Ese día que nos perdimos monte adentro en el Cerro La Cruz, y dimos vueltas y vueltas por caminos que nos llevaban siempre al mismo punto, comprendí lo que es el miedo paralizante y lo sentí crecer, duro y puntiagudo como una roca de mar en la boca del estómago.
Pienso que igual debe sentirse aquel a quien un barco deje tirado en alta mar, con el agua fría hasta el cuello, imaginándose los tiburones, añorando los tiempos seguros en tierra firme, moviendo brazos y piernas para no hundirse... llorando.
Pero en el caso de Cerro La Cruz, lo que más terror provocaba es que no había horizontes, que en el mar abundan.

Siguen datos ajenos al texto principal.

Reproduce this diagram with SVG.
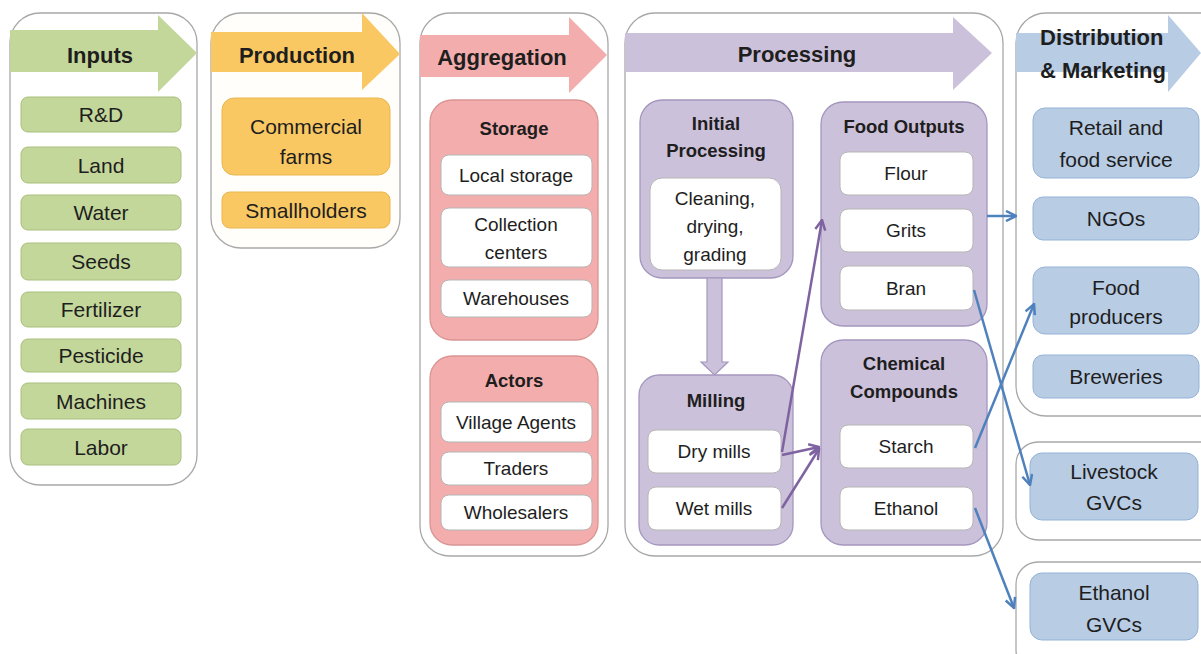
<svg xmlns="http://www.w3.org/2000/svg" width="1201" height="654" viewBox="0 0 1201 654">
<defs>
<style>
text{font-family:"Liberation Sans",Arial,sans-serif;fill:#1e1e1e;text-anchor:middle}
.h{font-weight:bold;font-size:22px}
.s{font-weight:bold;font-size:18.5px}
.t21{font-size:21px}
.t19{font-size:19px}
.panel{fill:#fff;stroke:#a8a8a8;stroke-width:1.3}
.g{fill:#c4d79b;stroke:#a9bf7e;stroke-width:1}
.o{fill:#fac863;stroke:#e9b650;stroke-width:1}
.p{fill:#f3adad;stroke:#d99594;stroke-width:1.3}
.v{fill:#ccc1da;stroke:#a497bf;stroke-width:1.3}
.b{fill:#b8cce4;stroke:#95b3d7;stroke-width:1}
.w{fill:#fff;stroke:#b5b5b5;stroke-width:1}
.cp{fill:none;stroke:#7f63a1;stroke-width:2.5}
.cb{fill:none;stroke:#4f81bd;stroke-width:2.5}
</style>
<marker id="ap" viewBox="0 0 10 10" refX="9" refY="5" markerWidth="5" markerHeight="5" orient="auto" markerUnits="strokeWidth">
<path d="M1,1 L9,5 L1,9" fill="none" stroke="#7f63a1" stroke-width="2"/>
</marker>
<marker id="ab" viewBox="0 0 10 10" refX="9" refY="5" markerWidth="5" markerHeight="5" orient="auto" markerUnits="strokeWidth">
<path d="M1,1 L9,5 L1,9" fill="none" stroke="#4f81bd" stroke-width="2"/>
</marker>
</defs>
<rect width="1201" height="654" fill="#fff"/>

<g id="inputs">
<rect class="panel" x="10" y="13" width="187" height="472" rx="30"/>
<polygon points="10,30 158,30 158,15 197,53 158,92 158,72 10,72" fill="#c4d79b"/>
<text class="h" x="100" y="63">Inputs</text>
<rect class="g" x="21" y="97" width="160" height="35" rx="7"/><text class="t21" x="101" y="122">R&amp;D</text>
<rect class="g" x="21" y="147" width="160" height="36" rx="7"/><text class="t21" x="101" y="172.5">Land</text>
<rect class="g" x="21" y="195" width="160" height="35" rx="7"/><text class="t21" x="101" y="220">Water</text>
<rect class="g" x="21" y="243" width="160" height="37" rx="7"/><text class="t21" x="101" y="269">Seeds</text>
<rect class="g" x="21" y="292" width="160" height="35" rx="7"/><text class="t21" x="101" y="317">Fertilizer</text>
<rect class="g" x="21" y="339" width="160" height="33" rx="7"/><text class="t21" x="101" y="363">Pesticide</text>
<rect class="g" x="21" y="383" width="160" height="36" rx="7"/><text class="t21" x="101" y="408.5">Machines</text>
<rect class="g" x="21" y="429" width="160" height="36" rx="7"/><text class="t21" x="101" y="454.5">Labor</text>
</g>

<g id="production">
<rect class="panel" x="211" y="13" width="189" height="235" rx="30" style="fill:#fffefa"/>
<polygon points="211,32 362,32 362,13 400,54 362,90 362,72 211,72" fill="#fac863"/>
<text class="h" x="297" y="63">Production</text>
<rect class="o" x="222" y="98" width="168" height="77" rx="12"/>
<text class="t21" x="306" y="134">Commercial</text>
<text class="t21" x="306" y="164">farms</text>
<rect class="o" x="222" y="192" width="168" height="36" rx="8"/>
<text class="t21" x="306" y="218">Smallholders</text>
</g>

<g id="aggregation">
<rect class="panel" x="420" y="13" width="188" height="543" rx="30"/>
<polygon points="420,35 569,35 569,17 607,55 569,93 569,77 420,77" fill="#f3adad"/>
<text class="h" x="502" y="65">Aggregation</text>
<g id="storage">
<rect class="p" x="430" y="100" width="168" height="240" rx="22"/>
<text class="s" x="514" y="135">Storage</text>
<rect class="w" x="441" y="155" width="151" height="40" rx="8"/><text class="t19" x="516" y="182">Local storage</text>
<rect class="w" x="441" y="208" width="151" height="59" rx="8"/><text class="t19" x="516" y="231">Collection</text><text class="t19" x="516" y="259">centers</text>
<rect class="w" x="441" y="280" width="151" height="37" rx="8"/><text class="t19" x="516" y="305">Warehouses</text>
</g>
<g id="actors">
<rect class="p" x="430" y="356" width="168" height="189" rx="22"/>
<text class="s" x="514" y="387">Actors</text>
<rect class="w" x="441" y="402" width="151" height="40" rx="8"/><text class="t19" x="516" y="429">Village Agents</text>
<rect class="w" x="441" y="452" width="151" height="33" rx="8"/><text class="t19" x="516" y="475">Traders</text>
<rect class="w" x="441" y="495" width="151" height="35" rx="8"/><text class="t19" x="516" y="519">Wholesalers</text>
</g>
</g>

<g id="processing">
<rect class="panel" x="625" y="13" width="378" height="543" rx="30"/>
<polygon points="625,33 953,33 953,17 992,53 953,90 953,72 625,72" fill="#ccc1da"/>
<text class="h" x="797" y="62">Processing</text>
<g id="initial">
<rect class="v" x="640" y="100" width="153" height="178" rx="22"/>
<text class="s" x="716" y="130">Initial</text>
<text class="s" x="716" y="157">Processing</text>
<rect class="w" x="650" y="178" width="131" height="92" rx="12"/>
<text class="t19" x="715" y="205">Cleaning,</text>
<text class="t19" x="715" y="233">drying,</text>
<text class="t19" x="715" y="261">grading</text>
</g>
<polygon points="707,278 722,278 722,362 728,362 714.5,375 701,362 707,362" fill="#ccc1da" stroke="#a497bf" stroke-width="1.2"/>
<g id="milling">
<rect class="v" x="639" y="375" width="154" height="170" rx="20"/>
<text class="s" x="716" y="407">Milling</text>
<rect class="w" x="648" y="430" width="133" height="43" rx="8"/><text class="t19" x="714" y="458">Dry mills</text>
<rect class="w" x="648" y="487" width="133" height="43" rx="8"/><text class="t19" x="714" y="515">Wet mills</text>
</g>
<g id="food-outputs">
<rect class="v" x="821" y="102" width="166" height="224" rx="22"/>
<text class="s" x="904" y="133">Food Outputs</text>
<rect class="w" x="840" y="152" width="133" height="43" rx="8"/><text class="t19" x="906" y="180">Flour</text>
<rect class="w" x="840" y="209" width="133" height="43" rx="8"/><text class="t19" x="906" y="237">Grits</text>
<rect class="w" x="840" y="266" width="133" height="44" rx="8"/><text class="t19" x="906" y="295">Bran</text>
</g>
<g id="chemical">
<rect class="v" x="821" y="340" width="166" height="205" rx="22"/>
<text class="s" x="904" y="370">Chemical</text>
<text class="s" x="904" y="398">Compounds</text>
<rect class="w" x="840" y="425" width="133" height="43" rx="8"/><text class="t19" x="906" y="453">Starch</text>
<rect class="w" x="840" y="487" width="133" height="43" rx="8"/><text class="t19" x="906" y="515">Ethanol</text>
</g>
</g>

<g id="distribution">
<rect class="panel" x="1016" y="13" width="215" height="403" rx="30"/>
<polygon points="1016,33 1168,33 1168,15 1201,53 1168,92 1168,72 1016,72" fill="#b8cce4"/>
<text class="h" x="1040" y="45" style="text-anchor:start">Distribution</text>
<text class="h" x="1040" y="78" style="text-anchor:start">&amp; Marketing</text>
<rect class="b" x="1033" y="108" width="166" height="70" rx="12"/>
<text class="t21" x="1116" y="135">Retail and</text>
<text class="t21" x="1116" y="167">food service</text>
<rect class="b" x="1033" y="197" width="166" height="43" rx="10"/><text class="t21" x="1116" y="226">NGOs</text>
<rect class="b" x="1033" y="267" width="166" height="67" rx="12"/>
<text class="t21" x="1116" y="295">Food</text>
<text class="t21" x="1116" y="324">producers</text>
<rect class="b" x="1033" y="355" width="166" height="43" rx="10"/><text class="t21" x="1116" y="384">Breweries</text>
</g>

<g id="livestock">
<rect class="panel" x="1016" y="442" width="215" height="98" rx="22"/>
<rect class="b" x="1030" y="453" width="168" height="67" rx="12"/>
<text class="t21" x="1114" y="479">Livestock</text>
<text class="t21" x="1114" y="510">GVCs</text>
</g>

<g id="ethanol-gvcs">
<rect class="panel" x="1016" y="562" width="215" height="110" rx="22"/>
<rect class="b" x="1030" y="573" width="168" height="67" rx="12"/>
<text class="t21" x="1114" y="600">Ethanol</text>
<text class="t21" x="1114" y="632">GVCs</text>
</g>

<g id="connectors">
<line class="cp" x1="782" y1="452" x2="822" y2="220" marker-end="url(#ap)"/>
<line class="cp" x1="782" y1="455" x2="819" y2="447" marker-end="url(#ap)"/>
<line class="cp" x1="782" y1="508" x2="819" y2="449" marker-end="url(#ap)"/>
<line class="cb" x1="987" y1="216" x2="1016" y2="216" marker-end="url(#ab)"/>
<line class="cb" x1="974" y1="290" x2="1030" y2="485" marker-end="url(#ab)"/>
<line class="cb" x1="975" y1="448" x2="1034" y2="304" marker-end="url(#ab)"/>
<line class="cb" x1="975" y1="508" x2="1014" y2="608" marker-end="url(#ab)"/>
</g>
</svg>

Después de cinco, siete, nueve (¡cientos de miles de horas!), siempre volvíamos al mismo punto: aquel cruce de senderos chuecos, con sus tétricos árboles que parecían humanos, poca luz que caía a chorritos desde la techumbre de hojas negras, la misma rama tirada a un lado, el mismo riachuelo burlón mirándonos pasar de nuevo, siempre hacia ningún lado...
Pero bueno, al fin nos encontraron los jefes scouts, quienes nos castigaron durante todo el fin de semana de campamento (tuvimos que fregar todos los platos de la bolita del mundo amén), y ahora que somos grandes el recuerdo es uno de los tantos chistes de sobremesa que tenemos cuando nos reencontramos.
Me pareció buena idea convocar este pedacito del pasado, porque motivos de risa es lo que menos tenemos.
Hablo por mí: después de 20 años de trabajo continuo, dos carreras universitarias, un libro editado y otros dos en camino, me doy cuenta de que de enero a la fecha, las nuevas leyes me han hecho volver al cruce de caminos donde empecé mi vida adulta. Siento que tengo que empezar de nuevo, casi de cero. Es como caminar en círculos... con el agua al cuello... con miedo. ¡Ojalá pronto aparezcan los jefes scouts!